Intended impact: New applications, markets, and business models should accompany the increase in numbers (users, virtual assets, communities, research output, IPTR evidence, etc.).

Indicative leads: EU policymakers, industry, research, health, cities, Member States, finance actors, XR/VW associations.

KA6: Promote AI integration and the corresponding skill building for VW creativity.

Intended impact: Upskilling of various kinds, data stewards, ethical specialists, procurement experts, asset managers and brokers, AI creation advisors, avatar librarians, etc., should emerge in numbers.

Indicative leads: EU policymakers, researchers, technology makers, designers, education, industry champions, and security specialists.

KA9: Support, refurbish and inaugurate new forms of financing for VW creators.

Intended impact: What exists is too little known or used, but new means must also be created (some are close to launch, others still in the waiting room) to create the stimulating environment that lags so much behind our competitors. Evidence of easier access and of new financing schemes should quickly have its own metrics.

Indicative leads: EU policymakers & MS, financing organisations, pension funds, business schools, designers and makers.

Medium-Term Deployments (2026–2032)
KA1: Build skills for virtual worlds; make the EU a talent magnet.

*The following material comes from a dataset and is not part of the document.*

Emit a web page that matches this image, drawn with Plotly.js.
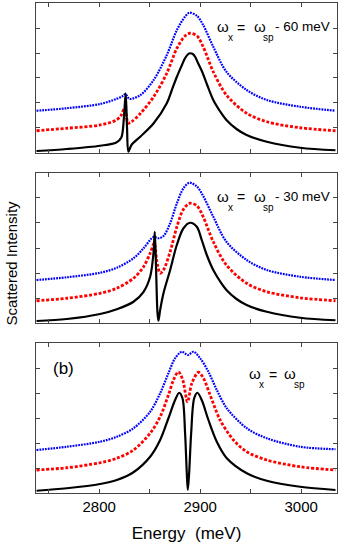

Intended impact: Substantial increase in the number of individuals capable of becoming makers, creators, brokers, counsellors, evaluators, and researchers, with significant results in the number and originality of applications for all key sectors.

Indicative leads: EU policymakers, industry, research, Member States, and sector actors (e.g. health, security).

KA4: Help the Cultural & Creative Industries (CCI) and media test new business models.

Intended impact: Creators, as individuals and in communities, can deliver high-bandwidth, scalable professional output, with or without AI. New business models should also build on PPPs, BC-related communities, and open innovation schemes as much as on classical IPR.

Indicative leads: EU & MS, media and culture sectors, education, finance actors, XR/VW associations, business schools.

KA5: Develop standards for open/interoperable virtual worlds, with sandbox options.

Intended impact: At least some sector progression should become measurable, and cross-use of virtual assets should become increasingly common and referenced. Pilot incentives and actions valuing XR/VW associations supported and capable of scaling.

Indicative leads: Technology makers, industry, user communities, XR/VW associations.

KA7: Boost professional virtual worlds across sectors of excellence.

Intended impact: Healthcare, security, industry, and city management should at least deliver measurable performance and shareable experiences, definitely going beyond the interesting but dispersed experiments we know, i.e., towards professional ROI.

Indicative leads: Industry, technology makers, designers, XR/VW associations, education, EU policymakers & MS, finance actors.

Long-Term Scale-Out (2026–2035)
KA8: Address sovereignty: promote champions; fight IPR theft, manipulation and misinformation.

Intended impact: The journey is still long, but we must start somewhere. Cloud issues, chips, AI, and XR/VW makers, as well as small champions, should be encouraged with absolute priority. Misinformation, deepfakes and alternate reality narratives are challenging to fight, but new means are emerging. AI seems to represent both the problem and its solution.

Indicative leads: EU policymakers & MS, industry, finance, legal, defence and security, media, and education.

KA10: Reduce the environmental footprint of XR/VW deployments.

Intended impact: So far, the environment has been mishandled (valuing distant collaboration) or not handled at all, but the digital rise is such that VWs are part of the pack, and the moment will come when there will be a price to pay. Preparing for that can bring some benefits.

Indicative leads: EU policymakers & MS, environment specialists, the energy sector, education, and research.